A couple of hours later the results of the suggested solutions, submitted through online forms, were presented in charts, word clouds and bullet points, inevitably with the help of AI analysis – technology was another theme of the conference – by the Israeli startup Raizit, which specialises in public participation and consultation.

Dan Sacker speaks at one of the plenary sessions

In a briefing with journalists, Herzog called the Haifa convention a “dream come true”.

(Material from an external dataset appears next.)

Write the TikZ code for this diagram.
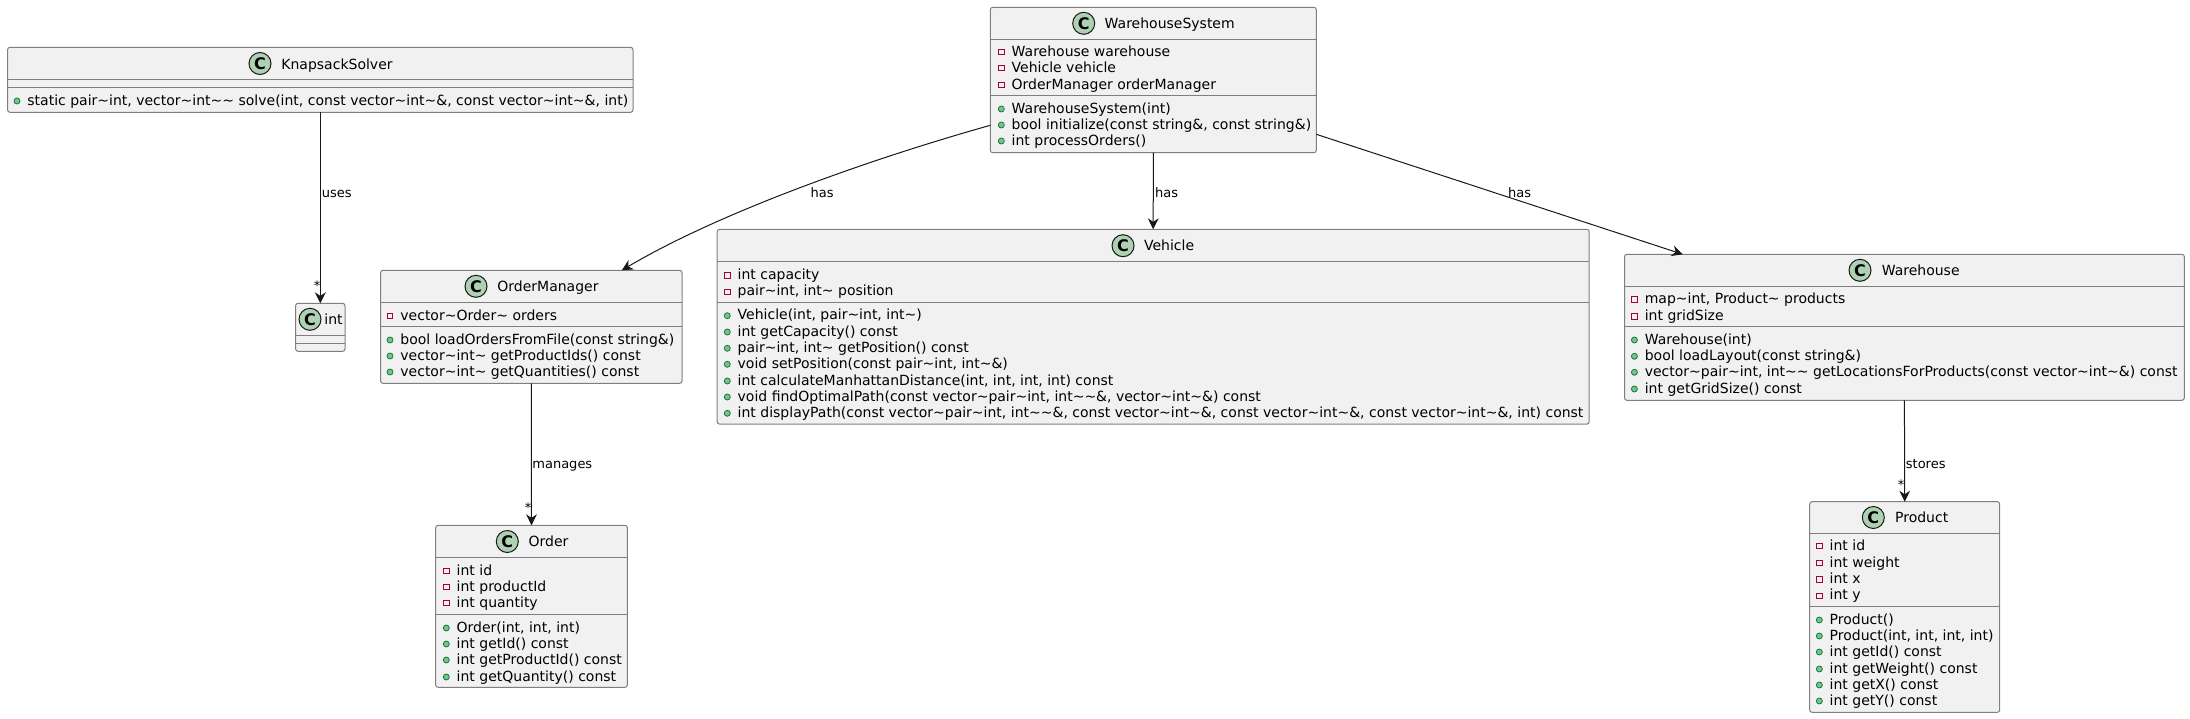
\documentclass[tikz,border=0pt]{standalone}
\usepackage{fontspec}
\setmainfont{DejaVu Sans}
\usetikzlibrary{arrows.meta}

\definecolor{boxfill}{HTML}{F1F1F1}
\definecolor{boxline}{HTML}{7F7F7F}
\definecolor{edgeline}{HTML}{181818}
\definecolor{spotfill}{HTML}{ADD1B2}
\definecolor{privline}{HTML}{A80036}
\definecolor{pubfill}{HTML}{84BE84}
\definecolor{publine}{HTML}{038048}

\tikzset{
  classbox/.style={draw=boxline, fill=boxfill, line width=0.5pt, rounded corners=1.2pt, inner sep=0pt, outer sep=0pt},
  splitline/.style={draw=boxline, line width=0.5pt},
  spot/.style={circle, draw=edgeline, fill=spotfill, line width=0.5pt, minimum size=11pt, inner sep=0pt, font=\fontsize{8}{8}\selectfont\bfseries},
  classname/.style={anchor=base west, inner sep=0pt, font=\fontsize{7}{8}\selectfont},
  member/.style={anchor=base west, inner sep=0pt, font=\fontsize{7}{8}\selectfont},
  privmark/.style={rectangle, draw=privline, fill=boxfill, line width=0.4pt, minimum size=2.8pt, inner sep=0pt},
  pubmark/.style={circle, draw=publine, fill=pubfill, line width=0.4pt, minimum size=3pt, inner sep=0pt},
  relation/.style={draw=edgeline, line width=0.5pt, -{Stealth[length=5.5pt, width=5.4pt, inset=1.8pt]}},
  edgelabel/.style={anchor=base west, inner sep=0pt, font=\fontsize{6.5}{8}\selectfont},
  multi/.style={inner sep=0pt, font=\fontsize{6.5}{8}\selectfont}
}

\newcommand{\tld}{\textasciitilde{}}
% name, text left, row centre, text
\newcommand{\privrow}[4]{
  \node[privmark] (#1m) at (#2-10,#3+1) {};
  \node[member] (#1) at (#2,#3+5) {#4};
}
\newcommand{\pubrow}[4]{
  \node[pubmark] (#1m) at (#2-10,#3+1) {};
  \node[member] (#1) at (#2,#3+5) {#4};
}

\begin{document}
\begin{tikzpicture}[x=0.5pt, y=-0.5pt]
    \useasboundingbox (0,0) rectangle (2190,718);

    % KnapsackSolver
    \node[classbox, minimum width=312.7pt, minimum height=32.5pt] (solver) at (320.3,79.8) {};
    \draw[splitline] (solver.west |- 0,79.3) -- (solver.east |- 0,79.3);
    \draw[splitline] (solver.west |- 0,87.3) -- (solver.east |- 0,87.3);
    \node[spot] (solverC) at (260,63.5) {C};
    \node[classname] (solverT) at (281,69) {KnapsackSolver};
    \pubrow{solverA}{27}{100}{static pair\tld int, vector\tld int\tld\tld\ solve(int, const vector\tld int\tld\&, const vector\tld int\tld\&, int)}

    % int
    \node[classbox, minimum width=24.7pt, minimum height=24pt] (intbox) at (320.3,327.3) {};
    \draw[splitline] (intbox.west |- 0,335.3) -- (intbox.east |- 0,335.3);
    \draw[splitline] (intbox.west |- 0,343.3) -- (intbox.east |- 0,343.3);
    \node[spot] (intC) at (310,319.3) {C};
    \node[classname] (intT) at (324,324.3) {int};

    % OrderManager
    \node[classbox, minimum width=150.7pt, minimum height=56.5pt] (manager) at (531.3,326.8) {};
    \draw[splitline] (manager.west |- 0,302.3) -- (manager.east |- 0,302.3);
    \draw[splitline] (manager.west |- 0,326.3) -- (manager.east |- 0,326.3);
    \node[spot] (managerC) at (476,286.3) {C};
    \node[classname] (managerT) at (497,291.5) {OrderManager};
    \privrow{managerA}{400}{315}{vector\tld Order\tld\ orders}
    \pubrow{managerB}{400}{339}{bool loadOrdersFromFile(const string\&)}
    \pubrow{managerD}{400}{355}{vector\tld int\tld\ getProductIds() const}
    \pubrow{managerE}{400}{371}{vector\tld int\tld\ getQuantities() const}

    % Order
    \node[classbox, minimum width=95.8pt, minimum height=81pt] (order) at (531.5,606.3) {};
    \draw[splitline] (order.west |- 0,557.3) -- (order.east |- 0,557.3);
    \draw[splitline] (order.west |- 0,614.3) -- (order.east |- 0,614.3);
    \node[spot] (orderC) at (507.3,541.5) {C};
    \node[classname] (orderT) at (528.3,546.5) {Order};
    \privrow{orderA}{456.3}{570}{int id}
    \privrow{orderB}{456.3}{586}{int productId}
    \privrow{orderD}{456.3}{602}{int quantity}
    \pubrow{orderE}{456.3}{627}{Order(int, int, int)}
    \pubrow{orderF}{456.3}{643}{int getId() const}
    \pubrow{orderG}{456.3}{659}{int getProductId() const}
    \pubrow{orderH}{456.3}{676}{int getQuantity() const}

    % WarehouseSystem
    \node[classbox, minimum width=163pt, minimum height=72.7pt] (system) at (1153.3,80) {};
    \draw[splitline] (system.west |- 0,39.3) -- (system.east |- 0,39.3);
    \draw[splitline] (system.west |- 0,95.3) -- (system.east |- 0,95.3);
    \node[spot] (systemC) at (1083.7,23.3) {C};
    \node[classname] (systemT) at (1104.3,28.5) {WarehouseSystem};
    \privrow{systemA}{1011.3}{51}{Warehouse warehouse}
    \privrow{systemB}{1011.3}{67}{Vehicle vehicle}
    \privrow{systemD}{1011.3}{84}{OrderManager orderManager}
    \pubrow{systemE}{1011.3}{108}{WarehouseSystem(int)}
    \pubrow{systemF}{1011.3}{124}{bool initialize(const string\&, const string\&)}
    \pubrow{systemG}{1011.3}{140}{int processOrders()}

    % Vehicle
    \node[classbox, minimum width=436pt, minimum height=97.4pt] (vehicle) at (1153.2,326.7) {};
    \draw[splitline] (vehicle.west |- 0,261.7) -- (vehicle.east |- 0,261.7);
    \draw[splitline] (vehicle.west |- 0,302.3) -- (vehicle.east |- 0,302.3);
    \node[spot] (vehicleC) at (1123,245.7) {C};
    \node[classname] (vehicleT) at (1143.7,250.7) {Vehicle};
    \privrow{vehicleA}{737.3}{274.3}{int capacity}
    \privrow{vehicleB}{737.3}{290.7}{pair\tld int, int\tld\ position}
    \pubrow{vehicleD}{737.3}{314.7}{Vehicle(int, pair\tld int, int\tld)}
    \pubrow{vehicleE}{737.3}{331}{int getCapacity() const}
    \pubrow{vehicleF}{737.3}{347.3}{pair\tld int, int\tld\ getPosition() const}
    \pubrow{vehicleG}{737.3}{363.3}{void setPosition(const pair\tld int, int\tld\&)}
    \pubrow{vehicleH}{737.3}{380}{int calculateManhattanDistance(int, int, int, int) const}
    \pubrow{vehicleI}{737.3}{396}{void findOptimalPath(const vector\tld pair\tld int, int\tld\tld\&, vector\tld int\tld\&) const}
    \pubrow{vehicleJ}{737.3}{412.3}{int displayPath(const vector\tld pair\tld int, int\tld\tld\&, const vector\tld int\tld\&, const vector\tld int\tld\&, const vector\tld int\tld\&, int) const}

    % Warehouse
    \node[classbox, minimum width=279.9pt, minimum height=73pt] (warehouse) at (1904.4,327.3) {};
    \draw[splitline] (warehouse.west |- 0,286.3) -- (warehouse.east |- 0,286.3);
    \draw[splitline] (warehouse.west |- 0,326.7) -- (warehouse.east |- 0,326.7);
    \node[spot] (warehouseC) at (1860,270.3) {C};
    \node[classname] (warehouseT) at (1881.4,275.3) {Warehouse};
    \privrow{warehouseA}{1644.4}{298.3}{map\tld int, Product\tld\ products}
    \privrow{warehouseB}{1644.4}{315.3}{int gridSize}
    \pubrow{warehouseD}{1644.4}{339}{Warehouse(int)}
    \pubrow{warehouseE}{1644.4}{355.3}{bool loadLayout(const string\&)}
    \pubrow{warehouseF}{1644.4}{371.3}{vector\tld pair\tld int, int\tld\tld\ getLocationsForProducts(const vector\tld int\tld\&) const}
    \pubrow{warehouseG}{1644.4}{388}{int getGridSize() const}

    % Product
    \node[classbox, minimum width=95pt, minimum height=105.3pt] (product) at (1904.7,607) {};
    \draw[splitline] (product.west |- 0,533.3) -- (product.east |- 0,533.3);
    \draw[splitline] (product.west |- 0,606.7) -- (product.east |- 0,606.7);
    \node[spot] (productC) at (1873.3,517.5) {C};
    \node[classname] (productT) at (1894.7,522.5) {Product};
    \privrow{productA}{1829.3}{545}{int id}
    \privrow{productB}{1829.3}{562}{int weight}
    \privrow{productD}{1829.3}{578.3}{int x}
    \privrow{productE}{1829.3}{594.7}{int y}
    \pubrow{productF}{1829.3}{619}{Product()}
    \pubrow{productG}{1829.3}{635}{Product(int, int, int, int)}
    \pubrow{productH}{1829.3}{651}{int getId() const}
    \pubrow{productI}{1829.3}{668}{int getWeight() const}
    \pubrow{productJ}{1829.3}{684}{int getX() const}
    \pubrow{productK}{1829.3}{700}{int getY() const}

    % Relations
    \draw[relation] (solver.south) -- (intbox.north);
    \node[edgelabel] (usesL) at (321.5,197) {uses};
    \node[multi] (usesM) at (317,286) {*};

    \draw[relation] (manager.south) -- (order.north);
    \node[edgelabel] (managesL) at (532,468) {manages};
    \node[multi] (managesM) at (528,508) {*};

    \draw[relation] (warehouse.south) -- (product.north);
    \node[edgelabel] (storesL) at (1905.5,468) {stores};
    \node[multi] (storesM) at (1901,485) {*};

    \draw[relation] ([yshift=-22.65pt]system.west) .. controls (860,162) and (715,215) .. ([xshift=-30.1pt]manager.north east);
    \node[edgelabel] (hasA) at (810.3,197) {has};

    \draw[relation] (system.south) -- (vehicle.north);
    \node[edgelabel] (hasB) at (1154.7,197) {has};

    \draw[relation] ([yshift=-27.15pt]system.east) -- ([xshift=29.15pt]warehouse.north west);
    \node[edgelabel] (hasD) at (1507.7,197) {has};
\end{tikzpicture}
\end{document}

He was asked how the project, announced in April 2023 during the height of Israel’s anti-government protests over judicial reform, had shifted following 7 October and the ensuing war. “It’s pretty amazing because in hindsight it was a foresight,” he said. People had been ostriches before the Hamas invasion of 7 October, since when there had been a “sea change”, he said: antisemitism was now, inevitably, taking a predominant place in the Voice of the People discussions.

The president was also asked whether future cohorts – the plan is for a series of two-year-cohorts – could include Israel’s non-Jewish citizens. “We are right now dealing with a Jewish story,” Herzog said. “We have our own story to tell and discuss openly.” It wasn’t necessary right not to open the group to others, he said, but he did not dismiss the idea. “Let’s succeed with the first council and see how it goes.”

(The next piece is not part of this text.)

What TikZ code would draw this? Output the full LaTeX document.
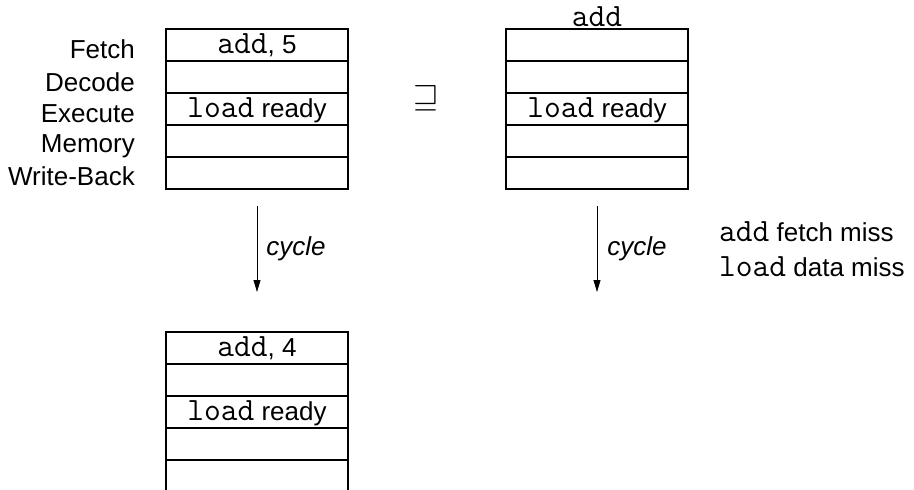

Over the next two years of the project the councillors will work in teams of 15, each team taking on one of five headings: antisemitism, polarisation, Israel-global Jewry, Jews and non-Jews, and identity and heritage. “They like to do small topics,” joked one council member, Dan Sacker, a communications consultant from London, who spoke to Jewish News about the importance of creating unity without expecting uniformity, something the late Chief Rabbi, Lord Sacks, his former boss, had understood so well.

Looking around the room at the 150 dynamic, enthusiastic participants, Sacker said it was “like a big melting pot and you’re not sure what’s going to bubble to the surface but it could be very interesting. Every which way you look there’s people you know you’re not going to agree with. But that’s in itself quite exciting.”

Agreement, and its opposite, were another big theme: the singular “voice” for a people who are known for being opinionated and disagreeing with one another is, as a metaphor, optimistic. But acceptance of difference gives impetus for that optimism.

Ashager Araro, an advocate for Ethiopian Jewish identity, in Haifa

Ashager Araro said being on the council had given her a hope and excitement that had been missing since 7 October. An Israeli advocate on behalf of Ethiopian Jewish identity, she wanted the council to “break the paradigm of how we talk about Jewish peoplehood, Israel, Zionism, by bringing diverse voices into the ring. Diverse in the way they think.”

The councillors range in age from 19-year-old French-American student Ava Fitoussy to 82-year-old Prof Lenore Walker, a psychologist from Florida who specialises in trauma treatment. Among those from Europe were Jews from Sweden, Austria and France. Ora Yochanan, who comes from Nigeria and has lived in Jerusalem for three years, is on a team working on Jewish–non-Jewish relations. For her, it was important to work out “how to get non-Jewish folks to join in this conversation, to find progressive solutions”.

Coming out of a team session, one participant said to another: “Everybody in the community thinks they’re right, and they are – because we’re 12 tribes, not one.” That understanding and love of peoplehood, along with acceptance of difference, will be key to the Voice of the People’s success.